The Yale Department of Anthropology

Yale University’s Department of Anthropology is home to over thirty faculty, affiliates from many other corners of the University, and scores of graduate students. Research and teaching interests span the globe, many millions of years of prehistory and history, and the humanities, social sciences, and sciences. Ph.D. graduates go on to teach in universities around the world and to pursue research in a wide variety of academic and non-academic settings. Undergraduates are drawn to the study of humanity, both in the broadest terms and in the specific social, cultural, historical, and/or biological contexts that have shaped human pasts and presents–and that will shape humans’ collective futures.

Ethnography and Social Theory Colloquium

The EST colloquium is a Monday afternoon speaker series organized by a graduate student coordinating committee, consisting of the second-year sociocultural anthropology graduate cohort at the Yale University Department of Anthropology. It aims to create an intellectually dynamic and rigorous academic space to share research approaches that emphasize connections between ethnographic writing, theory, and methods, especially those approaches that stimulate debate over innovation in anthropological praxis.

Center for the Study of Race, Indigeneity, and Transnational Migration (RITM)

RITM fosters intellectual exchanges that cross institutional, disciplinary, and geographic borders; enrich and challenge academic fields; and foreground perspectives often underrepresented in university and policy circles.  RITM houses the undergraduate program in Ethnicity, Race, and Migration and the academic journal Social Text.

Yale Undergraduate Anthropology Collective (YUAC)

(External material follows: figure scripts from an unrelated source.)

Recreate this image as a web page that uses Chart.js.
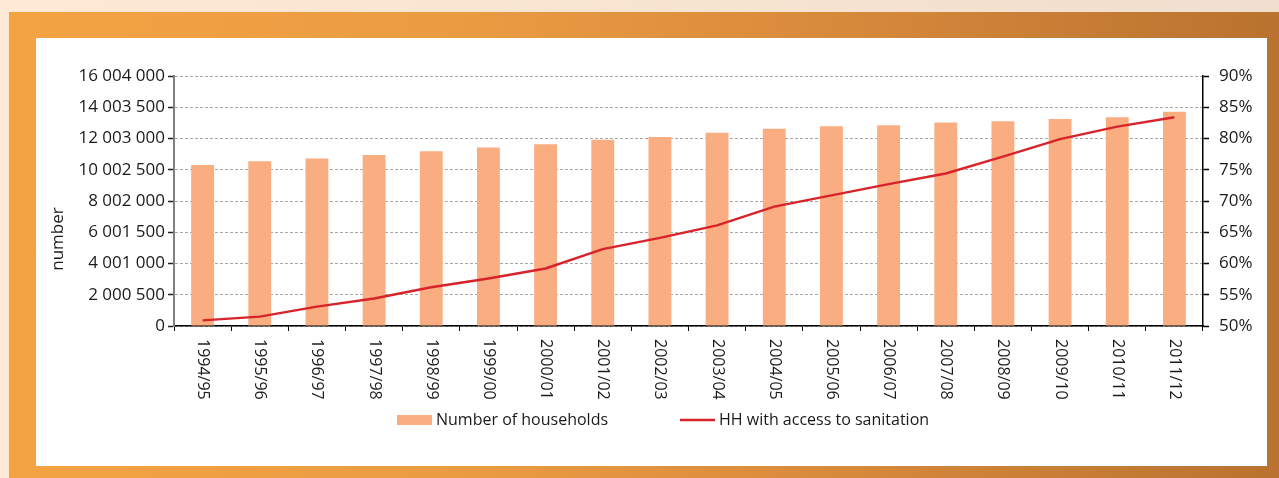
<!DOCTYPE html>
<html>
<head>
<meta charset="utf-8">
<script src="https://cdn.jsdelivr.net/npm/chart.js@4.4.1/dist/chart.umd.min.js"></script>
<style>
  html, body { margin: 0; padding: 0; }
  body {
    width: 1279px; height: 478px; overflow: hidden; position: relative;
    background: linear-gradient(90deg, #fde9d5 0%, #f6e3d0 60%, #f0dfcf 100%);
    font-family: "Open Sans", sans-serif;
  }
  #frame {
    position: absolute; left: 9px; top: 12px; right: 0; bottom: 0;
    background: linear-gradient(90deg, #f4a343 0%, #eb9c42 35%, #d88a3c 65%, #b9722f 100%);
  }
  #panel {
    position: absolute; left: 36px; top: 38px; width: 1231px; height: 428px;
    background: #fff;
  }
</style>
</head>
<body>
<div id="frame"></div>
<div id="panel"><canvas id="chart"></canvas></div>
<script>
const years = ['1994/95', '1995/96', '1996/97', '1997/98', '1998/99', '1999/00', '2000/01', '2001/02', '2002/03',
  '2003/04', '2004/05', '2005/06', '2006/07', '2007/08', '2008/09', '2009/10', '2010/11', '2011/12'];

const households = [10310000, 10540000, 10730000, 10950000, 11180000, 11420000, 11630000, 11930000, 12100000,
  12370000, 12630000, 12780000, 12850000, 13020000, 13100000, 13250000, 13360000, 13720000];

const sanitationPct = [50.9, 51.5, 53.1, 54.4, 56.2, 57.6, 59.2, 62.3, 64.1,
  66.1, 69.1, 70.9, 72.7, 74.4, 77.1, 79.9, 81.9, 83.4];

const leftTicks = { min: 0, max: 16004000, step: 2000500 };
const rightTicks = { min: 50, max: 90, step: 5 };

const FONT = '"Open Sans", sans-serif';
const TEXT = '#1a1a1a';

function spaced(v) {
  return String(Math.round(v)).replace(/\B(?=(\d{3})+(?!\d))/g, ' ');
}

// x labels read top-to-bottom, plus y title and the legend
const extras = {
  id: 'extras',
  afterDraw(chart) {
    const ctx = chart.ctx;
    const x = chart.scales.x;
    ctx.save();
    ctx.fillStyle = TEXT;
    ctx.font = '16px ' + FONT;
    ctx.textAlign = 'left';
    ctx.textBaseline = 'middle';
    chart.data.labels.forEach((lab, i) => {
      ctx.save();
      ctx.translate(x.getPixelForTick(i), x.top + 13);
      ctx.rotate(Math.PI / 2);
      ctx.fillText(lab, 0, 0);
      ctx.restore();
    });

    // axis title
    ctx.save();
    ctx.font = '17px ' + FONT;
    ctx.translate(22, 201);
    ctx.rotate(-Math.PI / 2);
    ctx.textAlign = 'center';
    ctx.fillText('number', 0, 0);
    ctx.restore();

    // legend, two items spread under the plot
    const bars = chart.data.datasets.find(d => d.type !== 'line');
    const line = chart.data.datasets.find(d => d.type === 'line');
    const ly = 382;
    ctx.font = '16px ' + FONT;
    let lx = 361;
    ctx.fillStyle = bars.backgroundColor;
    ctx.fillRect(lx, ly - 5, 35, 10);
    ctx.fillStyle = TEXT;
    ctx.fillText(bars.label, lx + 39, ly);
    lx = 644;
    ctx.strokeStyle = line.borderColor;
    ctx.lineWidth = 2.5;
    ctx.beginPath();
    ctx.moveTo(lx, ly);
    ctx.lineTo(lx + 35, ly);
    ctx.stroke();
    ctx.fillText(line.label, lx + 39, ly);
    ctx.restore();
  }
};

new Chart(document.getElementById('chart'), {
  type: 'bar',
  data: {
    labels: years,
    datasets: [
      {
        type: 'line',
        label: 'HH with access to sanitation',
        data: sanitationPct,
        yAxisID: 'y1',
        borderColor: '#d8232a',
        borderWidth: 2.5,
        pointRadius: 0,
        tension: 0,
        order: 0
      },
      {
        label: 'Number of households',
        data: households,
        yAxisID: 'y',
        backgroundColor: '#f9ad81',
        barPercentage: 0.8,
        categoryPercentage: 0.5,
        order: 1
      }
    ]
  },
  options: {
    responsive: true,
    maintainAspectRatio: false,
    animation: false,
    layout: { padding: { top: 38, left: 0, right: 0, bottom: 0 } },
    plugins: { legend: { display: false }, tooltip: { enabled: false } },
    scales: {
      x: {
        offset: true,
        grid: { offset: true, drawOnChartArea: false, tickLength: 5, tickColor: '#000', tickWidth: 1 },
        border: { color: '#000', width: 1.5 },
        ticks: { display: false },
        afterFit(s) { s.height = 140; }
      },
      y: {
        position: 'left',
        min: leftTicks.min,
        max: leftTicks.max,
        ticks: {
          stepSize: leftTicks.step,
          color: TEXT,
          font: { family: FONT, size: 17 },
          padding: 3,
          callback: (v) => spaced(v)
        },
        grid: {
          color: '#a8a8a8',
          tickLength: 6,
          tickColor: '#222',
          tickBorderDash: [],
          tickWidth: 1.5
        },
        border: { color: '#808080', width: 2, dash: [3, 2] },
        afterFit(s) { s.width = 138; }
      },
      y1: {
        position: 'right',
        min: rightTicks.min,
        max: rightTicks.max,
        ticks: {
          stepSize: rightTicks.step,
          color: TEXT,
          font: { family: FONT, size: 17 },
          padding: 10,
          callback: (v) => v + '%'
        },
        grid: { drawOnChartArea: false, tickLength: 6, tickColor: '#000', tickWidth: 1.5 },
        border: { color: '#000', width: 1.5 },
        afterFit(s) { s.width = 64; }
      }
    }
  },
  plugins: [extras]
});
</script>
</body>
</html>
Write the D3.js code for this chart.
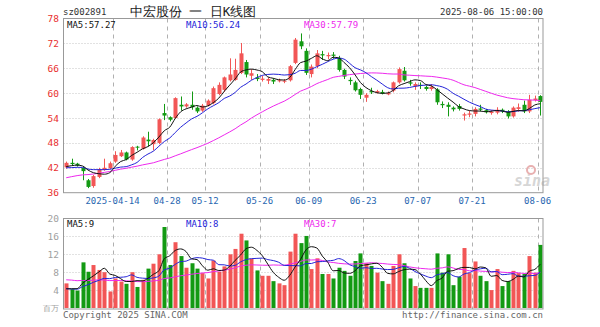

YUAC hopes to build a community for students who are interested in anthropology and collaborative learning. Looking at the world through an anthropological lens teaches us to understand the margins, to feel with compassion, and to think with humility. This is the ethic we hope to cultivate within the collective, which we envision as a space for making connections, sharing resources, and asking questions. Open to anthropology majors and non-majors.